CINE 490: Top Global Blockbusters (4 credits)
Monday/Wednesday 4:15-5:45 p.m. / HyeRyoung Ok
This course counts toward the Core B requirement for Cinema Studies Majors

This course explores one of the most visible, yet least critically discussed forms of popular culture: the movie blockbuster. We will endeavor to evaluate or re-evaluate the cultural significance of this often easily dismissed cultural phenomenon by positioning it at the intersections of such discourses as globalization, transnationalism, film historiography and genre. At the same time we will trace the genealogy of the movie blockbuster and examine its shifting definitions and generic conventions. In particular, challenging a myopic perception that blockbusters are the exclusive products of Hollywood, this class will survey the global dissemination of the movie blockbuster and focus on blockbusters, spectacles or “event movies” from Asia, including, but not limited to, China, Hong Kong, Japan, South Korea, and India. In addition to looking into the formal, aesthetic, and industrial elements of blockbusters across nations, the analysis of films will lead us to interrogate cinematic and cultural constructions of history, nation, gender and sexuality.
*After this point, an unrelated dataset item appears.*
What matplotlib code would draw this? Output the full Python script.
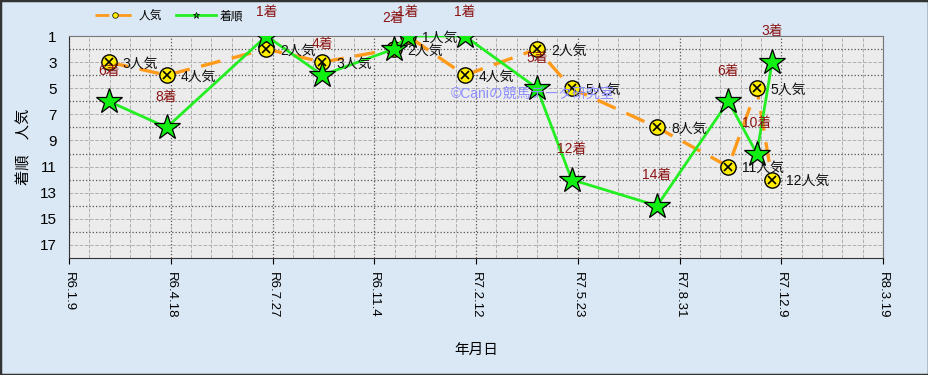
import numpy as np
import pandas as pd
import matplotlib
matplotlib.use("Agg")
import matplotlib.pyplot as plt
import matplotlib.dates as mdates
from matplotlib.lines import Line2D
from matplotlib.patches import Rectangle
from matplotlib.ticker import FixedLocator, NullFormatter, FuncFormatter

plt.rcParams['font.family'] = ['Liberation Sans', 'Noto Sans CJK JP']

# race data
race_dates = ['2024-02-17', '2024-04-14', '2024-07-21', '2024-09-14', '2024-11-23',
              '2024-12-07', '2025-02-01', '2025-04-13', '2025-05-17', '2025-08-09',
              '2025-10-18', '2025-11-15', '2025-11-30']
popularity = [3, 4, 2, 3, 2, 1, 4, 2, 5, 8, 11, 5, 12]
finish = [6, 8, 1, 4, 2, 1, 1, 5, 12, 14, 6, 10, 3]

tick_dates = pd.date_range('2024-01-09', periods=9, freq='100D')
tick_labels = ['R6.1.9', 'R6.4.18', 'R6.7.27', 'R6.11.4', 'R7.2.12',
               'R7.5.23', 'R7.8.31', 'R7.12.9', 'R8.3.19']
ytick_vals = [1, 3, 5, 7, 9, 11, 13, 15, 17]

x = pd.to_datetime(race_dates)

fig = plt.figure(figsize=(9.29, 3.75), dpi=100, facecolor='#dae7f4')
ax = fig.add_axes([69/929, 1-258/375, (883-69)/929, (258-36)/375])
ax.set_facecolor('#ececec')

ax.plot(x, popularity, color='#ff9a1a', lw=2.4, ls=(0, (6, 3.5)), zorder=3)
ax.plot(x, popularity, 'o', ms=11, mfc='#ffee00', mec='black', mew=1.0, zorder=4)
ax.plot(x, popularity, 'x', ms=6, mec='black', mew=1.2, zorder=5)
ax.plot(x, finish, color='#22ee22', lw=2.0, zorder=6)
ax.plot(x, finish, '*', ms=19, mfc='#11ee11', mec='black', mew=0.9, zorder=7)

for xi, p in zip(x, popularity):
    ax.annotate(f'{p}人気', (xi, p), xytext=(10, -1), textcoords='offset points',
                ha='left', va='center', fontsize=10, color='#111111', zorder=8)
for xi, f in zip(x, finish):
    # label sits about 30px above the star, but not higher than the top margin
    ly = max(f - 2.35, -0.85)
    ax.text(xi, ly, f'{f}着', ha='center', va='center', fontsize=10,
            color='#8b1515', zorder=8, clip_on=False)

ax.text(0.57, 0.74, '©Caniの競馬データ研究室', transform=ax.transAxes, fontsize=10,
        color='#8c8cff', ha='center', va='center', zorder=9)

# axes
ax.set_xlim(tick_dates[0], tick_dates[-1])
ax.set_ylim(18, 1)
ax.set_xticks(tick_dates)
ax.set_xticklabels(tick_labels, rotation=270, fontsize=9.5)
ax.xaxis.set_minor_locator(FixedLocator(mdates.date2num(
    pd.date_range(tick_dates[0], tick_dates[-1], freq='20D'))))
ax.yaxis.set_major_locator(FixedLocator(np.arange(2, 18, 2)))
ax.yaxis.set_major_formatter(NullFormatter())
ax.yaxis.set_minor_locator(FixedLocator(ytick_vals))
ax.yaxis.set_minor_formatter(FuncFormatter(lambda v, pos: f'{int(v)}'))
ax.tick_params(axis='y', which='both', length=0, labelsize=11, pad=9)
ax.tick_params(axis='x', which='major', length=4, pad=6)
ax.tick_params(axis='x', which='minor', length=0)

ax.grid(which='major', color='#555555', ls=':', lw=0.9)
ax.grid(which='minor', color='#b0b0b0', ls='--', lw=0.7)
ax.set_axisbelow(True)
for s in ax.spines.values():
    s.set_color('#777777')
ax.spines['left'].set_color('#333333')
ax.spines['bottom'].set_color('#333333')

ax.set_ylabel('着順　人気', fontsize=11, labelpad=6)
ax.set_xlabel('年月日', fontsize=10.5, labelpad=18)

handles = [Line2D([], [], color='#ff9a1a', lw=2, ls=(0, (5, 3)), marker='o', ms=4,
                  mfc='#ffee00', mec='black', mew=0.5),
           Line2D([], [], color='#22ee22', lw=2, marker='*', ms=5, mfc='#11ee11', mec='black', mew=0.5)]
fig.legend(handles, ['人気', '着順'], loc='upper left', bbox_to_anchor=(84/929, 1.0),
           ncol=2, frameon=False, fontsize=8.5, handlelength=3.4,
           handletextpad=0.3, columnspacing=1.2)

fig.patches.append(Rectangle((0, 0), 1, 1, transform=fig.transFigure, fill=False,
                             edgecolor='#333333', lw=2.5))

fig.savefig('out.png', dpi=100, facecolor=fig.get_facecolor())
CINE 490: Top Slapstick Comedy (4 credits)
Tuesday/Thursday, 2:15-3:45 p.m. / Michael Aronson
Satisfies:  Core B for Cinema Studies Majors

In this course, we will study why a well-thrown pie to the face is funny. That is, this course is about slapstick, an important (and often hilarious) subgenre of comedy that has been around since the fifteenth century, but which arguably found its fullest form in American cinema. In particular, this course will focus on slapstick’s practitioners; from well-known actors like Charlie Chaplin, Buster Keaton and Laurel & Hardy to other important, but now lesser known performers, such as Mabel Normand, Carole Lombard and Monty Banks. We will concentrate on the form and its stars importance in the silent era, but trace the genre’s popularity from 19th century vaudeville all the way through Something About Mary.